As with any conversation about mobility and transport, the spectre of autonomous vehicles is never far away. Alkateb believes predictions of self-driving cars in the next couple of years are fanciful, but concedes that in time they will become ubiquitous – and bring about one of the biggest step changes ever seen across industry.

“In my opinion, we are between 11 and 13 years away from driverless vehicles. Most experts believe that at that point it will become a subscription model where you or I might pay £500 a month and get all the trips we need. The reason it is possible at that price point is that you don’t have a driver involved – most of the cost today is the driver.

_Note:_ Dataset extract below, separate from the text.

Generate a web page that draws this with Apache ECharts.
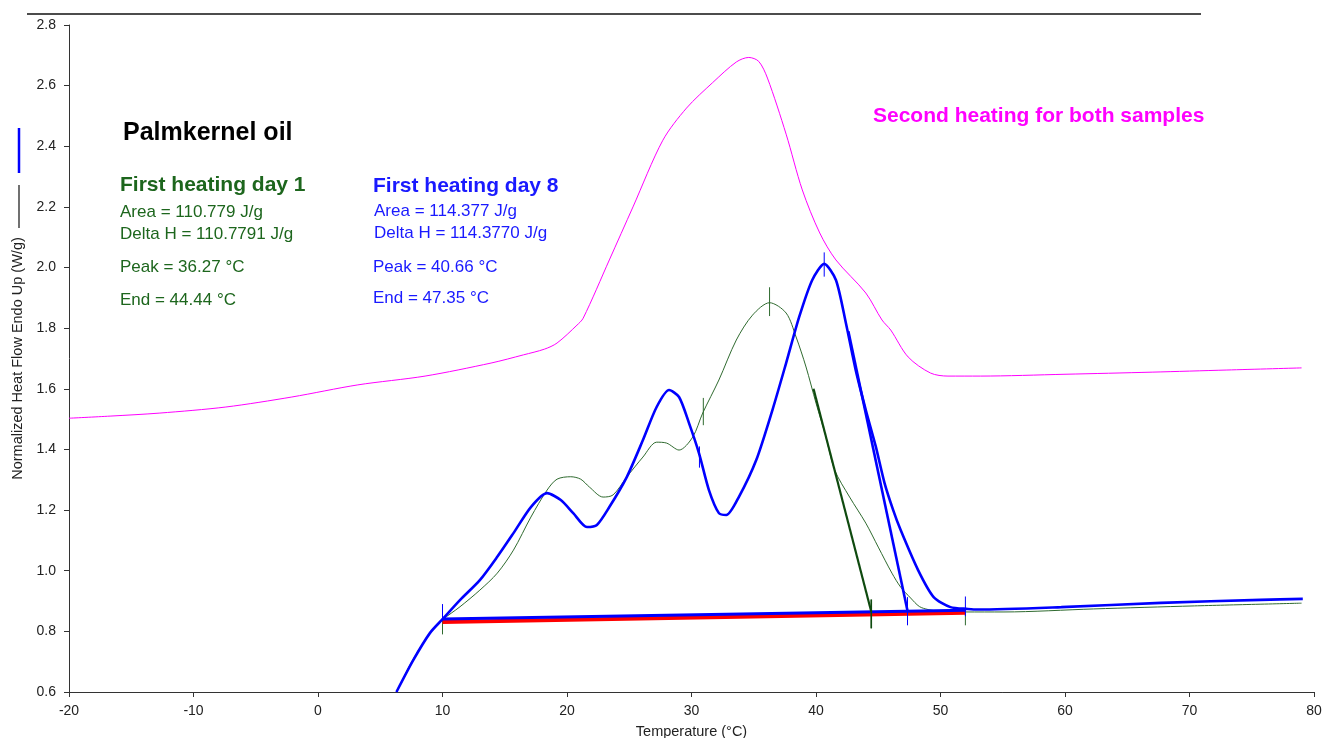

“Car manufacturers are going from 4% utilisation of a car – because you and I use it 4% of the time – to 50 or 60%, so they are going to sell fewer cars. At the same time, they’re not selling one to me and you and making nice margins; they are going to sell a million to certain service providers, so margins would be under pressure.

“They can’t survive at that level but we need them, we need somebody to make the cars. So, what will happen is that they will start selling cars one trip at a time. They’ll develop apps to take bookings and provide APIs to mobility providers that will allow payments on a per trip basis.”

Many companies might see that as a threat, but Alkateb says it represents a huge opportunity; Autocab will be ready to pivot once more.

“There are currently two million trips a day through the taxi industry in the UK but if you also take all the other journeys that are being made, that’s about 100 million trips a day. If in the future nobody owns a car anymore, all of these trips will have to be dispatched and so our market will grow hugely. It’s a massive opportunity. Our technology is what is needed for the future.”